>> START THE DATA
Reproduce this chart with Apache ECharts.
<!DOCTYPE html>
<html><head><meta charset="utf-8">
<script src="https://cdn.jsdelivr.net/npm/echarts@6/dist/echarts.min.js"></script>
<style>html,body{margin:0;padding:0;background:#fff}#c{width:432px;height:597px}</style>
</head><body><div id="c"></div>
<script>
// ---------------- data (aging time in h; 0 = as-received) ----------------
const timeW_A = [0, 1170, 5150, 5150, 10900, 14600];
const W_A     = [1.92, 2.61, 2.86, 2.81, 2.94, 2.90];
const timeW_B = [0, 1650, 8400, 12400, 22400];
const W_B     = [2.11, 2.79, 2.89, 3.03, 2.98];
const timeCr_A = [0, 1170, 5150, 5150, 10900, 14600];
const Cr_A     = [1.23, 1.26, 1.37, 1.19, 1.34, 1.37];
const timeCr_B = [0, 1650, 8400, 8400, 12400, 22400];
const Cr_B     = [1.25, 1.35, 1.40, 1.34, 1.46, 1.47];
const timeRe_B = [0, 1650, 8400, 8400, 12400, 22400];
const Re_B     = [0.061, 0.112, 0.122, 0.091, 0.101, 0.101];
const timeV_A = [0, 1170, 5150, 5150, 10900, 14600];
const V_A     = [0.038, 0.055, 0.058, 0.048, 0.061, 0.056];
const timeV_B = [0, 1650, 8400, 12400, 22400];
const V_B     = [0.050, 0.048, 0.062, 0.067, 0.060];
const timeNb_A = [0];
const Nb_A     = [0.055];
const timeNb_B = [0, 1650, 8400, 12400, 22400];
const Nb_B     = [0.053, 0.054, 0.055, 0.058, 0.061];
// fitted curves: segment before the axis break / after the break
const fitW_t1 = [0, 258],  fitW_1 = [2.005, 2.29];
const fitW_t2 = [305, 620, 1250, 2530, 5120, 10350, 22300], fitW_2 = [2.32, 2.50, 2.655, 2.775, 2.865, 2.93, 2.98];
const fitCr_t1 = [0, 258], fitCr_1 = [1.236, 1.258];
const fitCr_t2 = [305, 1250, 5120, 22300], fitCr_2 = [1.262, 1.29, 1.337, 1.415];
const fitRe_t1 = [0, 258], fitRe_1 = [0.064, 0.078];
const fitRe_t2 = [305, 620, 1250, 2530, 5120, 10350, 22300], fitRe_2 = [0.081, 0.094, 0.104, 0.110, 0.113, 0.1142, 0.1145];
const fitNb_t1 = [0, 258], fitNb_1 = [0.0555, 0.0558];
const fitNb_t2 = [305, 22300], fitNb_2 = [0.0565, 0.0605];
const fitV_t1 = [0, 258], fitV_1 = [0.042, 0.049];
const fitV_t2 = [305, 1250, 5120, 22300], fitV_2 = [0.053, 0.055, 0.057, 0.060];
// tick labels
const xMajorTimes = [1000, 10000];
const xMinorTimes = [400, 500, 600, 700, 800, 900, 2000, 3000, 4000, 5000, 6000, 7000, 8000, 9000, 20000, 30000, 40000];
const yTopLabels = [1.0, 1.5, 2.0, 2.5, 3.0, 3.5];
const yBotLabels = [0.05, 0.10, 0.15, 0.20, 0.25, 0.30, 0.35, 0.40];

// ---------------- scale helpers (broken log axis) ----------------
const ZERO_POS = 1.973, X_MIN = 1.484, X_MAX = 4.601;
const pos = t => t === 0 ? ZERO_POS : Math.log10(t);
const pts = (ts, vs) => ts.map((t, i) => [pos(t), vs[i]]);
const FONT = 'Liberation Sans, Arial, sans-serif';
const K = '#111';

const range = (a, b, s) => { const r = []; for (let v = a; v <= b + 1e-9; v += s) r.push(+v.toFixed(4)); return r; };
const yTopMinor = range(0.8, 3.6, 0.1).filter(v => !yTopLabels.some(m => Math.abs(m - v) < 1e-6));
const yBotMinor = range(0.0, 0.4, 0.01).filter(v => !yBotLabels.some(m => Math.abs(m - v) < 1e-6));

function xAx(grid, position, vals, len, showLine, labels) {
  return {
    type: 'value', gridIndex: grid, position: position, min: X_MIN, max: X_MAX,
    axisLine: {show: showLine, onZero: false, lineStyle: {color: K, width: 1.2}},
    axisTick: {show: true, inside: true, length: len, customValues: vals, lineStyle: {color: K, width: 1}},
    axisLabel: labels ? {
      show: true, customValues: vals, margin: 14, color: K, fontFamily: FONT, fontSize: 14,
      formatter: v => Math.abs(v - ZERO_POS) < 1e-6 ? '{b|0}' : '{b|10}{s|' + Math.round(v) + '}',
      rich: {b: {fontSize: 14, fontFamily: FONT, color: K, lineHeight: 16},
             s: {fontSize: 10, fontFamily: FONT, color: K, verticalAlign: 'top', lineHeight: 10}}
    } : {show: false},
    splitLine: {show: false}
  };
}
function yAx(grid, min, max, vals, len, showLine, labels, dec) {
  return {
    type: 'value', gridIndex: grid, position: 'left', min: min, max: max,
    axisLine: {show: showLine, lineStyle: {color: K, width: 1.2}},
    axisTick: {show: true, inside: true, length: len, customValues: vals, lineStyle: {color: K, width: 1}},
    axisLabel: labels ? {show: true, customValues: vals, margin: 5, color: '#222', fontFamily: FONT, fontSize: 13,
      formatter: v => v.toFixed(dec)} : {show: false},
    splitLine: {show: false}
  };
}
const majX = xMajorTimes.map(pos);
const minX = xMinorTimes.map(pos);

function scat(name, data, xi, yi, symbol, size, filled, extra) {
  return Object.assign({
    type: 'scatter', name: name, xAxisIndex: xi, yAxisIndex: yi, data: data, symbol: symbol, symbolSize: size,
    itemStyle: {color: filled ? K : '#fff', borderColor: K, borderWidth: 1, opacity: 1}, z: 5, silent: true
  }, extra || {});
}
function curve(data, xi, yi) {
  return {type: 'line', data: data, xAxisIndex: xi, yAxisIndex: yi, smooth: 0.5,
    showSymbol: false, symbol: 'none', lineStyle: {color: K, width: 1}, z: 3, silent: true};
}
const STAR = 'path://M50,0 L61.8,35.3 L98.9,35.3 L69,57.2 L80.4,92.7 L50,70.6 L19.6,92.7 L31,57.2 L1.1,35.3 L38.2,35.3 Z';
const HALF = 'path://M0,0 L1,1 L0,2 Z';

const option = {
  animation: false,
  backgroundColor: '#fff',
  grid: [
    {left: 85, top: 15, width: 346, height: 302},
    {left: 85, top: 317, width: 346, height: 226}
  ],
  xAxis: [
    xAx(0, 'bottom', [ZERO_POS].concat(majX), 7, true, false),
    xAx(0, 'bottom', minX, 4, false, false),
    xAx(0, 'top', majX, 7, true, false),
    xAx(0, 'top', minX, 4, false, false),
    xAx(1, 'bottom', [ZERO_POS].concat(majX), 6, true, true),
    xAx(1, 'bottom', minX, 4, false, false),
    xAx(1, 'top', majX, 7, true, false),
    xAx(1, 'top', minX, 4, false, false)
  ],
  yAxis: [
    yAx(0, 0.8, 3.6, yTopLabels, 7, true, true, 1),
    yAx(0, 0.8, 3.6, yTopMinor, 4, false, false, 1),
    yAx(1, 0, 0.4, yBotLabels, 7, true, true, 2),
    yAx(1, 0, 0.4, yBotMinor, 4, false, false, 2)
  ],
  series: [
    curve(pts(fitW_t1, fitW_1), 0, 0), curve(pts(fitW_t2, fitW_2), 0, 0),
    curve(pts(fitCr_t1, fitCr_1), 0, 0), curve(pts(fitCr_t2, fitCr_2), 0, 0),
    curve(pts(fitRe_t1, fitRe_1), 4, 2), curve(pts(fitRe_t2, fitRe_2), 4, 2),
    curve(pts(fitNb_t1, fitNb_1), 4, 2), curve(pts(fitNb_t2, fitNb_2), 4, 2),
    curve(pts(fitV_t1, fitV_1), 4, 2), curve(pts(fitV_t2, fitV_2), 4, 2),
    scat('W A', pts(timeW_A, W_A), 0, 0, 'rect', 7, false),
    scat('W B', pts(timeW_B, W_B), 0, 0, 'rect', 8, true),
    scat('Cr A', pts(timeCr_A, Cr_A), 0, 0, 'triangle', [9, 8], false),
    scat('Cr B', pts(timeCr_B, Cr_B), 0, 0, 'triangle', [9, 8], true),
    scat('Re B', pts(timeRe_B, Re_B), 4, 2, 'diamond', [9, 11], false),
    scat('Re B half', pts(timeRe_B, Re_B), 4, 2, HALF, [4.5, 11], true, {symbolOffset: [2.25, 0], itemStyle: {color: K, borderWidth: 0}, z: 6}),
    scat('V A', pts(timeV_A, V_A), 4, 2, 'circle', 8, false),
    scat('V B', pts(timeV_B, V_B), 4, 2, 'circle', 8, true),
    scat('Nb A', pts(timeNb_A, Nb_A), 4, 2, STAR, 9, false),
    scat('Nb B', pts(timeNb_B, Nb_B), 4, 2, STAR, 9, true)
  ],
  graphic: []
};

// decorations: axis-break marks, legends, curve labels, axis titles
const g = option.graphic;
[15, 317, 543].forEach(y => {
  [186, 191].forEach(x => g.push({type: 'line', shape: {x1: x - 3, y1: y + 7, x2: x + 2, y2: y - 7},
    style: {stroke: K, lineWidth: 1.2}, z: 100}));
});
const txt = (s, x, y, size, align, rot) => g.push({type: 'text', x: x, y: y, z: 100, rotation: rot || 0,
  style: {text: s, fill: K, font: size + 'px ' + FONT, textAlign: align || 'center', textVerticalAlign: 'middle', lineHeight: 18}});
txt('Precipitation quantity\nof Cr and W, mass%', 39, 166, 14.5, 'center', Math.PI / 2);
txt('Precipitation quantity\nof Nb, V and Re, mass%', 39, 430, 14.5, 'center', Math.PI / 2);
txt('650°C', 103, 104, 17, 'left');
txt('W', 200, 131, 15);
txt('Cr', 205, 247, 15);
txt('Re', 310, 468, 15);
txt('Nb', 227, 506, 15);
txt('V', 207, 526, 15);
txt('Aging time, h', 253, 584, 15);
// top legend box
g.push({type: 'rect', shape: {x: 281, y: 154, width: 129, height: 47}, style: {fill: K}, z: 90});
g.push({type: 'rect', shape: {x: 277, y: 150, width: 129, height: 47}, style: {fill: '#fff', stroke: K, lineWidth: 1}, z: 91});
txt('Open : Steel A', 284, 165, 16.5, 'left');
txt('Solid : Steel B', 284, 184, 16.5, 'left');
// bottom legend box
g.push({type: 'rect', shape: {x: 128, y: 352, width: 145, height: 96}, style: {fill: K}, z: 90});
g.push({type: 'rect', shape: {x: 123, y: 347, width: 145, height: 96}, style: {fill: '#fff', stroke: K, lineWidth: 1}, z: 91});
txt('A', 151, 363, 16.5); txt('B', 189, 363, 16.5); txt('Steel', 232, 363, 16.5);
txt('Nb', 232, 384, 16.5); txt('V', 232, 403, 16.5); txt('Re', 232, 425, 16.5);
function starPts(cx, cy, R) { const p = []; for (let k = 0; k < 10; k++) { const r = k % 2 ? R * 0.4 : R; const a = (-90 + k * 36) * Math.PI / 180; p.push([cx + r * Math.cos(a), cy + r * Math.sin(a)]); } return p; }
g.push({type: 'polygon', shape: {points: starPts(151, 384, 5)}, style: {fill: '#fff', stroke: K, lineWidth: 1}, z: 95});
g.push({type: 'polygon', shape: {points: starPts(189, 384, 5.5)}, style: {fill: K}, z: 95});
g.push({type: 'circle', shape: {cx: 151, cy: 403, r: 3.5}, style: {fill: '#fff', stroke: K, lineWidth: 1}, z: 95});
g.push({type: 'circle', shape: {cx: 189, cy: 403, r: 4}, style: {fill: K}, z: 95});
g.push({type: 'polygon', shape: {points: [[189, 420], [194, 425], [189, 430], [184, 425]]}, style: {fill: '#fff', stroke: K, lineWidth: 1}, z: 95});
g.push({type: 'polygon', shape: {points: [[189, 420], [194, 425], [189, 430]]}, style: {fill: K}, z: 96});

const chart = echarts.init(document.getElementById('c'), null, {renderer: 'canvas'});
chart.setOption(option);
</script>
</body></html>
>> END THE DATA
>> START THE DATA
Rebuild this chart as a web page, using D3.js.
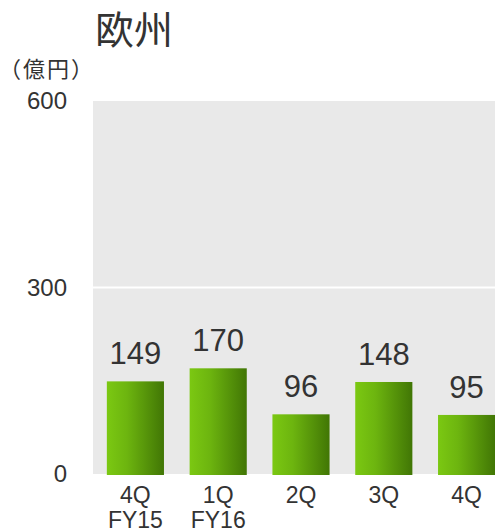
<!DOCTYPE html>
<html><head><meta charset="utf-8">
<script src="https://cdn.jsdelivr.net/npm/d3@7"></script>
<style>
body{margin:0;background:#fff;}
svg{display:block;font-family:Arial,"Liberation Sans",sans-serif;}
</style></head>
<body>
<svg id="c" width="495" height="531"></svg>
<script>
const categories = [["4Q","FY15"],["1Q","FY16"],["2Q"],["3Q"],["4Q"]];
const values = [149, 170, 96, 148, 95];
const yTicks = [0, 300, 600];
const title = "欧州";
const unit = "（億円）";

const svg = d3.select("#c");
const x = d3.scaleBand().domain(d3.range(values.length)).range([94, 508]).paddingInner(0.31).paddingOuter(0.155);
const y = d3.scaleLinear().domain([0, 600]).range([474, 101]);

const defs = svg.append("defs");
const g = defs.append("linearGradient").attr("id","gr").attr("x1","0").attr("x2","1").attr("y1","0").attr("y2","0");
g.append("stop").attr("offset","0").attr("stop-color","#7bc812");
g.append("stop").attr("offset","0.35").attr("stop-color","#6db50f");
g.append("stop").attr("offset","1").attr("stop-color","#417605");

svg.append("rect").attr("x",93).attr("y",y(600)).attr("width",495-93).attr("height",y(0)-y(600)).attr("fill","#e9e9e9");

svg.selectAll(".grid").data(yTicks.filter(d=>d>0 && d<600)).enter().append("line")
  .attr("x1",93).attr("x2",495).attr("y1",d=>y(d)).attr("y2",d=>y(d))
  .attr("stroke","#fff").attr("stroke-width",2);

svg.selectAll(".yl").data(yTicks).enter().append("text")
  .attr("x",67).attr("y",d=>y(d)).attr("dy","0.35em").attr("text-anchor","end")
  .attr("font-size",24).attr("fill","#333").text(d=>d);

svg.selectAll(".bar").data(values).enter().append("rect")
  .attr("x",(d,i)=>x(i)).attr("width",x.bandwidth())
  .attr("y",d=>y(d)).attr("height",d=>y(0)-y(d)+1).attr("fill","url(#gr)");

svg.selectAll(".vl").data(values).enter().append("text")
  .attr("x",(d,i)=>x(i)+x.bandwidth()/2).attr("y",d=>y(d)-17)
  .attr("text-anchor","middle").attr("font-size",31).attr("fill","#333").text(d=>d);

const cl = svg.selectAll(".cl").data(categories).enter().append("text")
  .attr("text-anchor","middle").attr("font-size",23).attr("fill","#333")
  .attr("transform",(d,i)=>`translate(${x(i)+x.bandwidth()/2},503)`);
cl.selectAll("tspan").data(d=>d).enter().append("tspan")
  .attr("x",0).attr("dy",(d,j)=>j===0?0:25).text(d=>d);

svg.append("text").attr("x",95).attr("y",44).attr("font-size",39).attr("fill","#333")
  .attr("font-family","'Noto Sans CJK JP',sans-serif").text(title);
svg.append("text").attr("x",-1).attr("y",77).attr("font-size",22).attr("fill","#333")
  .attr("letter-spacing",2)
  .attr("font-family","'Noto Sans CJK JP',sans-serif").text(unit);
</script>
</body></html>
>> END THE DATA
>> START THE DATA
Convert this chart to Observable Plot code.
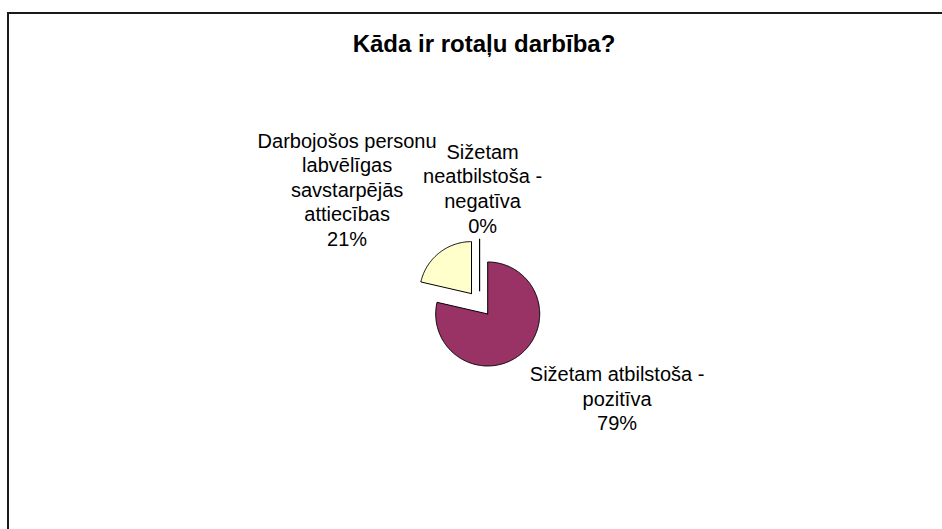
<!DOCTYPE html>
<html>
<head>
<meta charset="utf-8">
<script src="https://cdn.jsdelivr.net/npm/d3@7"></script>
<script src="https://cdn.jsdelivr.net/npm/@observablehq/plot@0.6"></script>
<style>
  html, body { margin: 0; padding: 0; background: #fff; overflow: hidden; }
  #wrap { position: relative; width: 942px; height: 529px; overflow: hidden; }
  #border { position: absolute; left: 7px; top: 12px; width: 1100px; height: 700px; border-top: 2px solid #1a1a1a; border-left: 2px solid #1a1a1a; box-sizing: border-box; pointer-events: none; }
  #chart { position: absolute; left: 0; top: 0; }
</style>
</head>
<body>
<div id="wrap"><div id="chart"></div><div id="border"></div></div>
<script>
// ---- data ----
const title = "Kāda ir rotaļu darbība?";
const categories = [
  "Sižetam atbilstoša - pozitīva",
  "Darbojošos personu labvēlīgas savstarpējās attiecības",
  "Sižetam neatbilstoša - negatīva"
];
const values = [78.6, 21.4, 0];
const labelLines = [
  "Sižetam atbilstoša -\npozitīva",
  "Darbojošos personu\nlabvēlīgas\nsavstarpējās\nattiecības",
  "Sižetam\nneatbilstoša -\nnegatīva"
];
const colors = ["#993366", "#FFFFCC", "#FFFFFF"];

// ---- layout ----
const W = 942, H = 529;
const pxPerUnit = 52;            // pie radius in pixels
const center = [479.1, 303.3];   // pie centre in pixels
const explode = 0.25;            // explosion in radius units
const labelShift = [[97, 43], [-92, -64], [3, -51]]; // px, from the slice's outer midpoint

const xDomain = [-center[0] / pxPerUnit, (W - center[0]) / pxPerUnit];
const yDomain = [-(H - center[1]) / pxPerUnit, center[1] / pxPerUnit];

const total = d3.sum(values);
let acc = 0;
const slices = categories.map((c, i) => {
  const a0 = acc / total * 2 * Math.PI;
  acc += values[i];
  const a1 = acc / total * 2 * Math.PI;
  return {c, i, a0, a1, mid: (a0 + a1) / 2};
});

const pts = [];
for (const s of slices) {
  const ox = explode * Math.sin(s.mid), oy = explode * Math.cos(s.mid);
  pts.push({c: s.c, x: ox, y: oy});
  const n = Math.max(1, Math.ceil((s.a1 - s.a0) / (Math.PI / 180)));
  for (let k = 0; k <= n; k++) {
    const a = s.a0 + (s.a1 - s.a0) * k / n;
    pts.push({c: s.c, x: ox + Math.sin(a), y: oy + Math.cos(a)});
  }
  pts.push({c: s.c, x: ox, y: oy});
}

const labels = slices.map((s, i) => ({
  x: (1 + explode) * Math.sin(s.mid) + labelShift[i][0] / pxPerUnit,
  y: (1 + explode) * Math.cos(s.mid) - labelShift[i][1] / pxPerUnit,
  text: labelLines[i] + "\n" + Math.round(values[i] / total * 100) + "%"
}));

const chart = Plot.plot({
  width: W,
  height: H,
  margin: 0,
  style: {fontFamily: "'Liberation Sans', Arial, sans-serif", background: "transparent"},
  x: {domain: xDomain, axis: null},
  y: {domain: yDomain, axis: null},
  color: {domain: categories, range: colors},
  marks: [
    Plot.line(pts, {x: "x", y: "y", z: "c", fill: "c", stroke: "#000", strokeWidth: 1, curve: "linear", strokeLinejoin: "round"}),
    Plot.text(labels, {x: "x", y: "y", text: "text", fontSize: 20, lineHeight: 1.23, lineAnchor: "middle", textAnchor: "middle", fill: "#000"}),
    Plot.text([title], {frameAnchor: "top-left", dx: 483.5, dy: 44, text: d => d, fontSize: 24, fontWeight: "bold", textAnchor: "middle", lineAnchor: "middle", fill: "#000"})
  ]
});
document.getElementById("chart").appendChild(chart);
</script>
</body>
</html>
>> END THE DATA
▶ _TASK INSTRUCTIONS_
Make an exact copy of the lines from the one that contains "Rebuild this chart" through the one that contains "const y = d3.scaleLinear().domain([0, 600]).range([474, 101]);", both included, and no other lines. Pictures are skipped.

▶ _ANSWER TO THE EXERCISE_
Rebuild this chart as a web page, using D3.js.
<!DOCTYPE html>
<html><head><meta charset="utf-8">
<script src="https://cdn.jsdelivr.net/npm/d3@7"></script>
<style>
body{margin:0;background:#fff;}
svg{display:block;font-family:Arial,"Liberation Sans",sans-serif;}
</style></head>
<body>
<svg id="c" width="495" height="531"></svg>
<script>
const categories = [["4Q","FY15"],["1Q","FY16"],["2Q"],["3Q"],["4Q"]];
const values = [149, 170, 96, 148, 95];
const yTicks = [0, 300, 600];
const title = "欧州";
const unit = "（億円）";

const svg = d3.select("#c");
const x = d3.scaleBand().domain(d3.range(values.length)).range([94, 508]).paddingInner(0.31).paddingOuter(0.155);
const y = d3.scaleLinear().domain([0, 600]).range([474, 101]);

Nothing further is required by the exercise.